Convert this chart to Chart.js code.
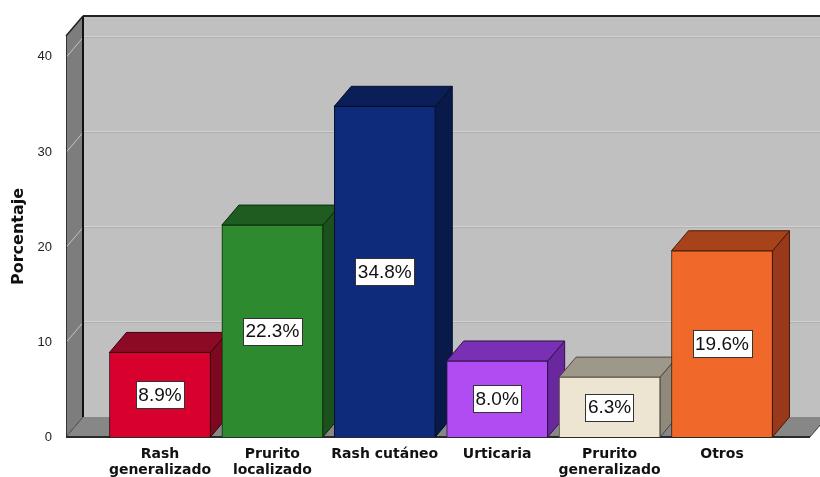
<!DOCTYPE html>
<html>
<head>
<meta charset="utf-8">
<script src="https://cdn.jsdelivr.net/npm/chart.js@4.4.1/dist/chart.umd.min.js"></script>
<style>
  html, body { margin: 0; padding: 0; background: #ffffff; }
  #wrap { width: 820px; height: 477px; }
</style>
</head>
<body>
<div id="wrap"><canvas id="c" width="820" height="477"></canvas></div>
<script>
// Categories, values and axis ticks
const categories = [['Rash', 'generalizado'], ['Prurito', 'localizado'], 'Rash cutáneo', 'Urticaria', ['Prurito', 'generalizado'], 'Otros'];
const percentages = [8.9, 22.3, 34.8, 8.0, 6.3, 19.6];
const yTicks = [0, 10, 20, 30, 40];

// Bar face colours: front, top, side, edge
const frontColors = ['#d8002c', '#2e8a2e', '#0d2b7a', '#b14bf2', '#ede5d1', '#f0692b'];
const topColors   = ['#8c0a24', '#1f5c1f', '#0a1e57', '#7a30b5', '#9d9889', '#a6431b'];
const sideColors  = ['#7e0820', '#1b521b', '#08194a', '#6a289e', '#8f8a7c', '#97391a'];
const edgeColors  = ['#3a0010', '#0f2a0f', '#050f2a', '#33124d', '#4a463c', '#4a1a08'];

// Depth of the 3D box (pixels)
const DX = 17, DY = 20;

function poly(ctx, pts, fill, stroke, lw) {
  ctx.beginPath();
  ctx.moveTo(pts[0][0], pts[0][1]);
  for (let i = 1; i < pts.length; i++) ctx.lineTo(pts[i][0], pts[i][1]);
  ctx.closePath();
  if (fill) { ctx.fillStyle = fill; ctx.fill(); }
  if (stroke) { ctx.strokeStyle = stroke; ctx.lineWidth = lw || 1; ctx.stroke(); }
}

function line(ctx, x1, y1, x2, y2, color, lw) {
  ctx.beginPath();
  ctx.moveTo(x1, y1);
  ctx.lineTo(x2, y2);
  ctx.strokeStyle = color;
  ctx.lineWidth = lw;
  ctx.stroke();
}

const box3d = {
  id: 'box3d',
  beforeDatasetsDraw(chart) {
    const { ctx, chartArea: a, scales: { y } } = chart;
    ctx.save();
    // back wall
    ctx.fillStyle = '#c0c0c0';
    ctx.fillRect(a.left + DX, a.top - DY, a.right - a.left + 20, a.bottom - a.top);
    // left wall
    poly(ctx, [[a.left, a.top], [a.left + DX, a.top - DY], [a.left + DX, a.bottom - DY], [a.left, a.bottom]], '#7d7d7d');
    // floor
    poly(ctx, [[a.left, a.bottom], [a.left + DX, a.bottom - DY], [a.right + DX, a.bottom - DY], [a.right, a.bottom]], '#878787');
    // grid lines on back and left walls
    yTicks.forEach(t => {
      if (t === 0) return;
      const yy = Math.round(y.getPixelForValue(t)) + 0.5;
      line(ctx, a.left + DX, yy - DY, a.right + DX + 20, yy - DY, '#b0b0b0', 1);
      line(ctx, a.left + DX, yy - DY - 1, a.right + DX + 20, yy - DY - 1, '#d2d2d2', 1);
      line(ctx, a.left, yy, a.left + DX, yy - DY, '#c4c4c4', 1);
    });
    // edges
    line(ctx, a.left + DX, a.top - DY, a.right + DX + 20, a.top - DY, '#222', 2);
    line(ctx, a.left + DX, a.top - DY, a.left + DX, a.bottom - DY, '#111', 2);
    line(ctx, a.left, a.top, a.left + DX, a.top - DY, '#222', 1.5);
    line(ctx, a.left + 0.5, a.top, a.left + 0.5, a.bottom, '#333', 1);
    line(ctx, a.left, a.bottom, a.left + DX, a.bottom - DY, '#444', 1);
    line(ctx, a.right, a.bottom, a.right + DX, a.bottom - DY, '#444', 1);
    line(ctx, a.left, a.bottom, a.right, a.bottom, '#2a2a2a', 2);

    // top and side faces of the bars
    const meta = chart.getDatasetMeta(0);
    meta.data.forEach((el, i) => {
      const p = el.getProps(['x', 'y', 'base', 'width'], true);
      const l = p.x - p.width / 2, r = p.x + p.width / 2;
      poly(ctx, [[r, p.y], [r + DX, p.y - DY], [r + DX, p.base - DY], [r, p.base]], sideColors[i], edgeColors[i], 1);
      poly(ctx, [[l, p.y], [l + DX, p.y - DY], [r + DX, p.y - DY], [r, p.y]], topColors[i], edgeColors[i], 1);
    });
    ctx.restore();
  },
  afterDatasetsDraw(chart) {
    const { ctx } = chart;
    const meta = chart.getDatasetMeta(0);
    ctx.save();
    ctx.font = '19px "Liberation Sans", Arial, sans-serif';
    ctx.textAlign = 'center';
    ctx.textBaseline = 'middle';
    meta.data.forEach((el, i) => {
      const p = el.getProps(['x', 'y', 'base'], true);
      const txt = percentages[i].toFixed(1) + '%';
      const w = ctx.measureText(txt).width + 5;
      const h = 27;
      const cy = (p.y + p.base) / 2;
      const bx = Math.round(p.x - w / 2) + 0.5, by = Math.round(cy - h / 2) + 0.5;
      ctx.fillStyle = '#ffffff';
      ctx.fillRect(bx, by, Math.round(w), h);
      ctx.strokeStyle = '#333';
      ctx.lineWidth = 1;
      ctx.strokeRect(bx, by, Math.round(w), h);
      ctx.fillStyle = '#111';
      ctx.fillText(txt, p.x, cy + 1);
    });
    ctx.restore();
  }
};

new Chart(document.getElementById('c'), {
  type: 'bar',
  data: {
    datasets: [{
      data: percentages.map((v, i) => ({ x: i, y: v })),
      backgroundColor: frontColors,
      borderColor: edgeColors,
      borderWidth: 1,
      barThickness: 101
    }]
  },
  options: {
    responsive: false,
    animation: false,
    devicePixelRatio: 1,
    layout: { padding: { top: 36, right: 10, left: 0, bottom: 0 } },
    plugins: { legend: { display: false }, tooltip: { enabled: false } },
    scales: {
      x: {
        type: 'linear',
        offset: false,
        bounds: 'ticks',
        min: -0.836,
        max: 5.783,
        grid: { display: false },
        border: { display: false },
        afterBuildTicks: s => { s.ticks = categories.map((_, i) => ({ value: i })); },
        afterFit: s => { s.height = 40; },
        ticks: {
          autoSkip: false, maxRotation: 0, minRotation: 0, padding: 1,
          color: '#111',
          font: { family: '"DejaVu Sans", sans-serif', size: 14, weight: 'bold', lineHeight: '16px' },
          callback: (v) => categories[v]
        }
      },
      y: {
        min: 0,
        max: 42.2,
        grid: { display: false },
        border: { display: false },
        afterBuildTicks: s => { s.ticks = yTicks.map(v => ({ value: v })); },
        afterFit: s => { s.width = 66; },
        ticks: {
          padding: 6,
          color: '#222',
          font: { family: '"Liberation Sans", Arial, sans-serif', size: 13 }
        },
        title: {
          display: true,
          text: 'Porcentaje',
          color: '#111',
          font: { family: '"DejaVu Sans", sans-serif', size: 16, weight: 'bold' },
          padding: { top: 9, bottom: 0 }
        }
      }
    }
  },
  plugins: [box3d]
});
</script>
</body>
</html>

------------------------------------

* **Set task**:
Write out the material above once more, exactly as it reads, with no pictures.

* **Solution for this problem**:
Convert this chart to Chart.js code.
<!DOCTYPE html>
<html>
<head>
<meta charset="utf-8">
<script src="https://cdn.jsdelivr.net/npm/chart.js@4.4.1/dist/chart.umd.min.js"></script>
<style>
  html, body { margin: 0; padding: 0; background: #ffffff; }
  #wrap { width: 820px; height: 477px; }
</style>
</head>
<body>
<div id="wrap"><canvas id="c" width="820" height="477"></canvas></div>
<script>
// Categories, values and axis ticks
const categories = [['Rash', 'generalizado'], ['Prurito', 'localizado'], 'Rash cutáneo', 'Urticaria', ['Prurito', 'generalizado'], 'Otros'];
const percentages = [8.9, 22.3, 34.8, 8.0, 6.3, 19.6];
const yTicks = [0, 10, 20, 30, 40];

// Bar face colours: front, top, side, edge
const frontColors = ['#d8002c', '#2e8a2e', '#0d2b7a', '#b14bf2', '#ede5d1', '#f0692b'];
const topColors   = ['#8c0a24', '#1f5c1f', '#0a1e57', '#7a30b5', '#9d9889', '#a6431b'];
const sideColors  = ['#7e0820', '#1b521b', '#08194a', '#6a289e', '#8f8a7c', '#97391a'];
const edgeColors  = ['#3a0010', '#0f2a0f', '#050f2a', '#33124d', '#4a463c', '#4a1a08'];

// Depth of the 3D box (pixels)
const DX = 17, DY = 20;

function poly(ctx, pts, fill, stroke, lw) {
  ctx.beginPath();
  ctx.moveTo(pts[0][0], pts[0][1]);
  for (let i = 1; i < pts.length; i++) ctx.lineTo(pts[i][0], pts[i][1]);
  ctx.closePath();
  if (fill) { ctx.fillStyle = fill; ctx.fill(); }
  if (stroke) { ctx.strokeStyle = stroke; ctx.lineWidth = lw || 1; ctx.stroke(); }
}

function line(ctx, x1, y1, x2, y2, color, lw) {
  ctx.beginPath();
  ctx.moveTo(x1, y1);
  ctx.lineTo(x2, y2);
  ctx.strokeStyle = color;
  ctx.lineWidth = lw;
  ctx.stroke();
}

const box3d = {
  id: 'box3d',
  beforeDatasetsDraw(chart) {
    const { ctx, chartArea: a, scales: { y } } = chart;
    ctx.save();
    // back wall
    ctx.fillStyle = '#c0c0c0';
    ctx.fillRect(a.left + DX, a.top - DY, a.right - a.left + 20, a.bottom - a.top);
    // left wall
    poly(ctx, [[a.left, a.top], [a.left + DX, a.top - DY], [a.left + DX, a.bottom - DY], [a.left, a.bottom]], '#7d7d7d');
    // floor
    poly(ctx, [[a.left, a.bottom], [a.left + DX, a.bottom - DY], [a.right + DX, a.bottom - DY], [a.right, a.bottom]], '#878787');
    // grid lines on back and left walls
    yTicks.forEach(t => {
      if (t === 0) return;
      const yy = Math.round(y.getPixelForValue(t)) + 0.5;
      line(ctx, a.left + DX, yy - DY, a.right + DX + 20, yy - DY, '#b0b0b0', 1);
      line(ctx, a.left + DX, yy - DY - 1, a.right + DX + 20, yy - DY - 1, '#d2d2d2', 1);
      line(ctx, a.left, yy, a.left + DX, yy - DY, '#c4c4c4', 1);
    });
    // edges
    line(ctx, a.left + DX, a.top - DY, a.right + DX + 20, a.top - DY, '#222', 2);
    line(ctx, a.left + DX, a.top - DY, a.left + DX, a.bottom - DY, '#111', 2);
    line(ctx, a.left, a.top, a.left + DX, a.top - DY, '#222', 1.5);
    line(ctx, a.left + 0.5, a.top, a.left + 0.5, a.bottom, '#333', 1);
    line(ctx, a.left, a.bottom, a.left + DX, a.bottom - DY, '#444', 1);
    line(ctx, a.right, a.bottom, a.right + DX, a.bottom - DY, '#444', 1);
    line(ctx, a.left, a.bottom, a.right, a.bottom, '#2a2a2a', 2);

    // top and side faces of the bars
    const meta = chart.getDatasetMeta(0);
    meta.data.forEach((el, i) => {
      const p = el.getProps(['x', 'y', 'base', 'width'], true);
      const l = p.x - p.width / 2, r = p.x + p.width / 2;
      poly(ctx, [[r, p.y], [r + DX, p.y - DY], [r + DX, p.base - DY], [r, p.base]], sideColors[i], edgeColors[i], 1);
      poly(ctx, [[l, p.y], [l + DX, p.y - DY], [r + DX, p.y - DY], [r, p.y]], topColors[i], edgeColors[i], 1);
    });
    ctx.restore();
  },
  afterDatasetsDraw(chart) {
    const { ctx } = chart;
    const meta = chart.getDatasetMeta(0);
    ctx.save();
    ctx.font = '19px "Liberation Sans", Arial, sans-serif';
    ctx.textAlign = 'center';
    ctx.textBaseline = 'middle';
    meta.data.forEach((el, i) => {
      const p = el.getProps(['x', 'y', 'base'], true);
      const txt = percentages[i].toFixed(1) + '%';
      const w = ctx.measureText(txt).width + 5;
      const h = 27;
      const cy = (p.y + p.base) / 2;
      const bx = Math.round(p.x - w / 2) + 0.5, by = Math.round(cy - h / 2) + 0.5;
      ctx.fillStyle = '#ffffff';
      ctx.fillRect(bx, by, Math.round(w), h);
      ctx.strokeStyle = '#333';
      ctx.lineWidth = 1;
      ctx.strokeRect(bx, by, Math.round(w), h);
      ctx.fillStyle = '#111';
      ctx.fillText(txt, p.x, cy + 1);
    });
    ctx.restore();
  }
};

new Chart(document.getElementById('c'), {
  type: 'bar',
  data: {
    datasets: [{
      data: percentages.map((v, i) => ({ x: i, y: v })),
      backgroundColor: frontColors,
      borderColor: edgeColors,
      borderWidth: 1,
      barThickness: 101
    }]
  },
  options: {
    responsive: false,
    animation: false,
    devicePixelRatio: 1,
    layout: { padding: { top: 36, right: 10, left: 0, bottom: 0 } },
    plugins: { legend: { display: false }, tooltip: { enabled: false } },
    scales: {
      x: {
        type: 'linear',
        offset: false,
        bounds: 'ticks',
        min: -0.836,
        max: 5.783,
        grid: { display: false },
        border: { display: false },
        afterBuildTicks: s => { s.ticks = categories.map((_, i) => ({ value: i })); },
        afterFit: s => { s.height = 40; },
        ticks: {
          autoSkip: false, maxRotation: 0, minRotation: 0, padding: 1,
          color: '#111',
          font: { family: '"DejaVu Sans", sans-serif', size: 14, weight: 'bold', lineHeight: '16px' },
          callback: (v) => categories[v]
        }
      },
      y: {
        min: 0,
        max: 42.2,
        grid: { display: false },
        border: { display: false },
        afterBuildTicks: s => { s.ticks = yTicks.map(v => ({ value: v })); },
        afterFit: s => { s.width = 66; },
        ticks: {
          padding: 6,
          color: '#222',
          font: { family: '"Liberation Sans", Arial, sans-serif', size: 13 }
        },
        title: {
          display: true,
          text: 'Porcentaje',
          color: '#111',
          font: { family: '"DejaVu Sans", sans-serif', size: 16, weight: 'bold' },
          padding: { top: 9, bottom: 0 }
        }
      }
    }
  },
  plugins: [box3d]
});
</script>
</body>
</html>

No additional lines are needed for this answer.